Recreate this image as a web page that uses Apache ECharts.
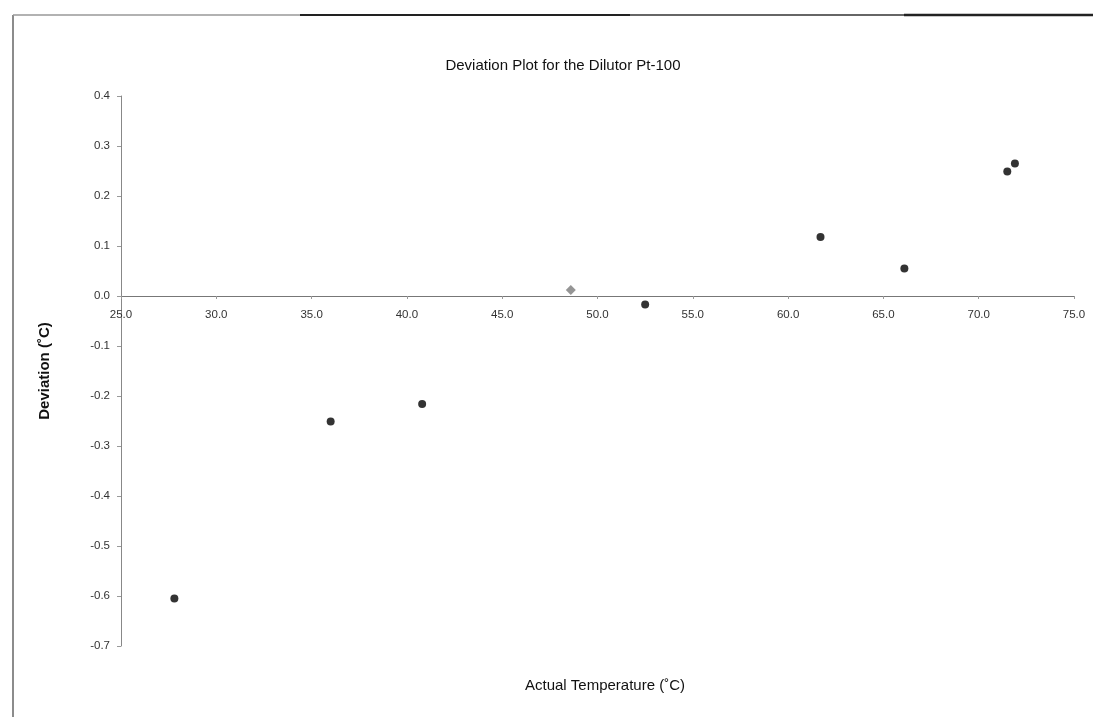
<!DOCTYPE html>
<html>
<head>
<meta charset="utf-8">
<script src="https://cdn.jsdelivr.net/npm/echarts@6/dist/echarts.min.js"></script>
<style>
  html, body { margin: 0; padding: 0; background: #fff; }
  #chart { width: 1093px; height: 717px; }
</style>
</head>
<body>
<div id="chart"></div>
<script>
// Actual temperature (°C) and deviation (°C) of the Pt-100 readings
const tempMain = [27.8, 36.0, 40.8, 52.5, 61.7, 66.1, 71.5, 71.9];
const devMain  = [-0.605, -0.251, -0.216, -0.017, 0.118, 0.055, 0.249, 0.265];

// Single reference reading drawn with a grey diamond
const tempRef = [48.6];
const devRef  = [0.012];

const titleText = 'Deviation Plot for the Dilutor Pt-100';
const xTitle = 'Actual Temperature (˚C)';
const yTitle = 'Deviation (˚C)';

const Y_MIN = -0.7, Y_MAX = 0.4;
const GRID_TOP = 96, GRID_BOTTOM = 71, CHART_H = 717;

const pairs = (xs, ys) => xs.map((x, i) => [x, ys[i]]);

// distance from the bottom of the grid up to the y = 0 line
const plotH = CHART_H - GRID_TOP - GRID_BOTTOM;
const zeroLift = plotH * (0 - Y_MIN) / (Y_MAX - Y_MIN);

const chart = echarts.init(document.getElementById('chart'), null, { renderer: 'canvas' });

const labelStyle = {
  fontFamily: 'Liberation Sans, Arial, sans-serif',
  fontSize: 11.5,
  color: '#333'
};

chart.setOption({
  backgroundColor: '#ffffff',
  animation: false,
  title: [
    {
      text: titleText,
      left: 558,
      top: 53,
      textAlign: 'center',
      textStyle: {
        fontFamily: 'Liberation Sans, Arial, sans-serif',
        fontSize: 15,
        fontWeight: 'normal',
        color: '#111'
      }
    },
    {
      text: xTitle,
      left: 600,
      top: 673,
      textAlign: 'center',
      textStyle: {
        fontFamily: 'Liberation Sans, Arial, sans-serif',
        fontSize: 15,
        fontWeight: 'normal',
        color: '#111'
      }
    }
  ],
  grid: {
    left: 121,
    right: 19,
    top: GRID_TOP,
    bottom: GRID_BOTTOM,
    containLabel: false
  },
  xAxis: {
    type: 'value',
    min: 25,
    max: 75,
    interval: 5,
    position: 'bottom',
    offset: -zeroLift,
    axisLine: { onZero: false, lineStyle: { color: '#777', width: 1 } },
    axisTick: { show: true, inside: false, length: 3, lineStyle: { color: '#999' } },
    axisLabel: Object.assign({ margin: 13, formatter: v => v.toFixed(1) }, labelStyle),
    splitLine: { show: false }
  },
  yAxis: {
    type: 'value',
    min: Y_MIN,
    max: Y_MAX,
    interval: 0.1,
    name: yTitle,
    nameLocation: 'middle',
    nameGap: 69,
    nameRotate: 90,
    nameTextStyle: {
      fontFamily: 'Liberation Sans, Arial, sans-serif',
      fontSize: 15,
      fontWeight: 'bold',
      color: '#111'
    },
    axisLine: { onZero: false, lineStyle: { color: '#888', width: 1 } },
    axisTick: { show: true, length: 4, lineStyle: { color: '#999' } },
    axisLabel: Object.assign({ margin: 11, formatter: v => (Math.round(v * 10) / 10).toFixed(1) }, labelStyle),
    splitLine: { show: false }
  },
  series: [
    {
      type: 'scatter',
      data: pairs(tempMain, devMain),
      symbol: 'circle',
      symbolSize: 8,
      itemStyle: { color: '#000' }
    },
    {
      type: 'scatter',
      data: pairs(tempRef, devRef),
      symbol: 'diamond',
      symbolSize: 10,
      itemStyle: { color: '#7a7a7a' }
    }
  ],
  graphic: [
    // frame edges around the chart area
    { type: 'line', shape: { x1: 13, y1: 15, x2: 13, y2: 717 }, style: { stroke: '#666', lineWidth: 1.5 } },
    { type: 'line', shape: { x1: 13, y1: 15, x2: 300, y2: 15 }, style: { stroke: '#999', lineWidth: 1.5 } },
    { type: 'line', shape: { x1: 300, y1: 15, x2: 630, y2: 15 }, style: { stroke: '#222', lineWidth: 2 } },
    { type: 'line', shape: { x1: 630, y1: 15, x2: 904, y2: 15 }, style: { stroke: '#666', lineWidth: 2 } },
    { type: 'line', shape: { x1: 904, y1: 15, x2: 1093, y2: 15 }, style: { stroke: '#222', lineWidth: 2.5 } }
  ]
});
</script>
</body>
</html>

SET TASK: Quote the data above in full and without alteration; skip the pictures.

REPLY TO THE TASK:
Recreate this image as a web page that uses Apache ECharts.
<!DOCTYPE html>
<html>
<head>
<meta charset="utf-8">
<script src="https://cdn.jsdelivr.net/npm/echarts@6/dist/echarts.min.js"></script>
<style>
  html, body { margin: 0; padding: 0; background: #fff; }
  #chart { width: 1093px; height: 717px; }
</style>
</head>
<body>
<div id="chart"></div>
<script>
// Actual temperature (°C) and deviation (°C) of the Pt-100 readings
const tempMain = [27.8, 36.0, 40.8, 52.5, 61.7, 66.1, 71.5, 71.9];
const devMain  = [-0.605, -0.251, -0.216, -0.017, 0.118, 0.055, 0.249, 0.265];

// Single reference reading drawn with a grey diamond
const tempRef = [48.6];
const devRef  = [0.012];

const titleText = 'Deviation Plot for the Dilutor Pt-100';
const xTitle = 'Actual Temperature (˚C)';
const yTitle = 'Deviation (˚C)';

const Y_MIN = -0.7, Y_MAX = 0.4;
const GRID_TOP = 96, GRID_BOTTOM = 71, CHART_H = 717;

const pairs = (xs, ys) => xs.map((x, i) => [x, ys[i]]);

// distance from the bottom of the grid up to the y = 0 line
const plotH = CHART_H - GRID_TOP - GRID_BOTTOM;
const zeroLift = plotH * (0 - Y_MIN) / (Y_MAX - Y_MIN);

const chart = echarts.init(document.getElementById('chart'), null, { renderer: 'canvas' });

const labelStyle = {
  fontFamily: 'Liberation Sans, Arial, sans-serif',
  fontSize: 11.5,
  color: '#333'
};

chart.setOption({
  backgroundColor: '#ffffff',
  animation: false,
  title: [
    {
      text: titleText,
      left: 558,
      top: 53,
      textAlign: 'center',
      textStyle: {
        fontFamily: 'Liberation Sans, Arial, sans-serif',
        fontSize: 15,
        fontWeight: 'normal',
        color: '#111'
      }
    },
    {
      text: xTitle,
      left: 600,
      top: 673,
      textAlign: 'center',
      textStyle: {
        fontFamily: 'Liberation Sans, Arial, sans-serif',
        fontSize: 15,
        fontWeight: 'normal',
        color: '#111'
      }
    }
  ],
  grid: {
    left: 121,
    right: 19,
    top: GRID_TOP,
    bottom: GRID_BOTTOM,
    containLabel: false
  },
  xAxis: {
    type: 'value',
    min: 25,
    max: 75,
    interval: 5,
    position: 'bottom',
    offset: -zeroLift,
    axisLine: { onZero: false, lineStyle: { color: '#777', width: 1 } },
    axisTick: { show: true, inside: false, length: 3, lineStyle: { color: '#999' } },
    axisLabel: Object.assign({ margin: 13, formatter: v => v.toFixed(1) }, labelStyle),
    splitLine: { show: false }
  },
  yAxis: {
    type: 'value',
    min: Y_MIN,
    max: Y_MAX,
    interval: 0.1,
    name: yTitle,
    nameLocation: 'middle',
    nameGap: 69,
    nameRotate: 90,
    nameTextStyle: {
      fontFamily: 'Liberation Sans, Arial, sans-serif',
      fontSize: 15,
      fontWeight: 'bold',
      color: '#111'
    },
    axisLine: { onZero: false, lineStyle: { color: '#888', width: 1 } },
    axisTick: { show: true, length: 4, lineStyle: { color: '#999' } },
    axisLabel: Object.assign({ margin: 11, formatter: v => (Math.round(v * 10) / 10).toFixed(1) }, labelStyle),
    splitLine: { show: false }
  },
  series: [
    {
      type: 'scatter',
      data: pairs(tempMain, devMain),
      symbol: 'circle',
      symbolSize: 8,
      itemStyle: { color: '#000' }
    },
    {
      type: 'scatter',
      data: pairs(tempRef, devRef),
      symbol: 'diamond',
      symbolSize: 10,
      itemStyle: { color: '#7a7a7a' }
    }
  ],
  graphic: [
    // frame edges around the chart area
    { type: 'line', shape: { x1: 13, y1: 15, x2: 13, y2: 717 }, style: { stroke: '#666', lineWidth: 1.5 } },
    { type: 'line', shape: { x1: 13, y1: 15, x2: 300, y2: 15 }, style: { stroke: '#999', lineWidth: 1.5 } },
    { type: 'line', shape: { x1: 300, y1: 15, x2: 630, y2: 15 }, style: { stroke: '#222', lineWidth: 2 } },
    { type: 'line', shape: { x1: 630, y1: 15, x2: 904, y2: 15 }, style: { stroke: '#666', lineWidth: 2 } },
    { type: 'line', shape: { x1: 904, y1: 15, x2: 1093, y2: 15 }, style: { stroke: '#222', lineWidth: 2.5 } }
  ]
});
</script>
</body>
</html>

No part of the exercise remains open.